Newsreel is a national organization of revolutionary filmmakers with bases in 10 cities and Puerto Rico. We came to Detroit at the beginning of the summer to make a film on auto workers and set up regional distribution of our films. All summer we’ve shown our films in parks and projects, at the Grande Ballroom and in our own backyard.

Now we’re moving onto campus with weekly screenings in Wayne State’s Lower DeRoy Auditorium, every Thursday night at 7 and 9:30 p.m. and with a three-day Festival of Revolutionary Film at the U of M in Ann Arbor, Oct. 21 through 23.

We kicked off the Wayne State series with a special screening last Tuesday of “San Francisco State,” a strong report of last Spring’s strike and the discriminatory educational tracking system that’s holding everybody down and “Last Summer Won’t Happen,” a color feature about life on the Lower East Side.

Thursday, Oct. 23, we’re showing “Haight,” an ironic short about the end of the “peace and good vibes” period under pig harassment, with street kids stoning (literally) a motorcycle cop; “LBJ,” Cuban director Santiago Alvarez’ brilliantly scathing color commentary on American political morality; and “Lincoln Center,” a sharp contrast of the vital street culture of Puerto Ricans in New York with the sterile glass-and-steel culture complex and tourist attraction that displaced them.

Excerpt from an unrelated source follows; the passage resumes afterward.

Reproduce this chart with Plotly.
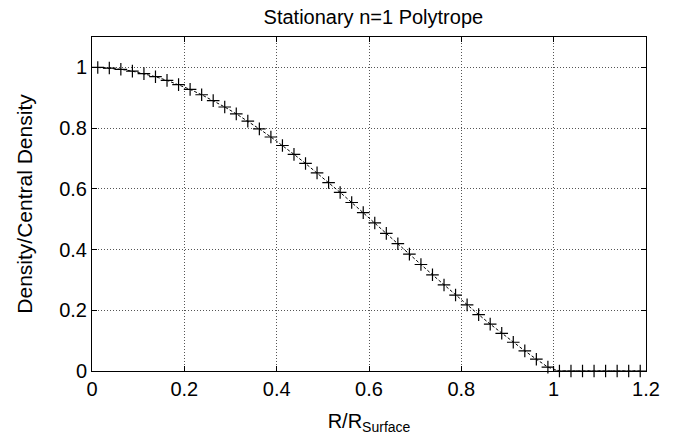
import plotly.graph_objects as go

# Radius (R/R_surface) sample points
radius = [0.0125, 0.0375, 0.0625, 0.0875, 0.1125, 0.1375, 0.1625, 0.1875,
          0.2125, 0.2375, 0.2625, 0.2875, 0.3125, 0.3375, 0.3625, 0.3875,
          0.4125, 0.4375, 0.4625, 0.4875, 0.5125, 0.5375, 0.5625, 0.5875,
          0.6125, 0.6375, 0.6625, 0.6875, 0.7125, 0.7375, 0.7625, 0.7875,
          0.8125, 0.8375, 0.8625, 0.8875, 0.9125, 0.9375, 0.9625, 0.9875,
          1.0125, 1.0375, 1.0625, 1.0875, 1.1125, 1.1375, 1.1625, 1.1875]

# Density / central density at each point
density = [0.9997, 0.9977, 0.9936, 0.9875, 0.9793, 0.9692, 0.9571, 0.9432,
           0.9274, 0.9098, 0.8904, 0.8695, 0.8469, 0.8229, 0.7974, 0.7707,
           0.7427, 0.7136, 0.6835, 0.6524, 0.6206, 0.5881, 0.5550, 0.5215,
           0.4876, 0.4534, 0.4192, 0.3850, 0.3508, 0.3169, 0.2834, 0.2502,
           0.2177, 0.1857, 0.1545, 0.1241, 0.0947, 0.0662, 0.0389, 0.0127,
           0.0, 0.0, 0.0, 0.0, 0.0, 0.0, 0.0, 0.0]

x_ticks = [0, 0.2, 0.4, 0.6, 0.8, 1.0, 1.2]
x_tick_labels = ["0", "0.2", "0.4", "0.6", "0.8", "1", "1.2"]
y_ticks = [0, 0.2, 0.4, 0.6, 0.8, 1.0]
y_tick_labels = ["0", "0.2", "0.4", "0.6", "0.8", "1"]

FONT = "Liberation Sans, Arial, Helvetica, sans-serif"

fig = go.Figure()
fig.add_trace(go.Scatter(
    x=radius, y=density, mode="lines+markers",
    line=dict(color="black", width=1, dash="3px,2px"),
    marker=dict(symbol="cross-thin", size=9, line=dict(color="black", width=1.2)),
    showlegend=False, cliponaxis=False,
))

axis_common = dict(
    showline=True, linecolor="black", linewidth=1, mirror="allticks",
    ticks="inside", ticklen=5, tickcolor="black",
    showgrid=True, gridcolor="#555555", gridwidth=1, griddash="1px,2px",
    zeroline=False, tickfont=dict(family=FONT, size=20, color="black"),
)

fig.update_xaxes(range=[0, 1.2], tickvals=x_ticks, ticktext=x_tick_labels,
                 title=dict(text="R/R<sub>Surface</sub>", font=dict(family=FONT, size=20, color="black"), standoff=14),
                 **axis_common)
fig.update_yaxes(range=[0, 1.1], tickvals=y_ticks, ticktext=y_tick_labels,
                 title=dict(text="Density/Central Density", font=dict(family=FONT, size=21, color="black"), standoff=20),
                 **axis_common)

fig.update_layout(
    width=694, height=442,
    margin=dict(l=92, r=48, t=37, b=71),
    paper_bgcolor="white", plot_bgcolor="white",
    title=dict(text="Stationary n=1 Polytrope", x=0.538, xanchor="center",
               y=0.962, yanchor="middle",
               font=dict(family=FONT, size=20, color="black")),
    font=dict(family=FONT, color="black"),
)

fig.write_html("out.html")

The Wayne State Lower DeRoy screenings will be going off every Thursday night at 7 and 9:30 p.m. We think you’ll dig the movies and the raps—for once, you get a chance to talk back—and the price of admission is an astonishingly low 35 cents. Come and do it.

The Festival of Revolutionary Films in Ann Arbor Oct. 21 through 23 will include not only every Newsreel film we’ve made, but also nearly a score of films we’ve imported from brother organizations in the Third World and Europe.

Most of the movement groups and a lot of independents at the U-M will hold raps, seminars and educationals in smaller rooms around the two large auditoriums where we’ll be running simultaneous screenings. It should be heavy and a little freaky.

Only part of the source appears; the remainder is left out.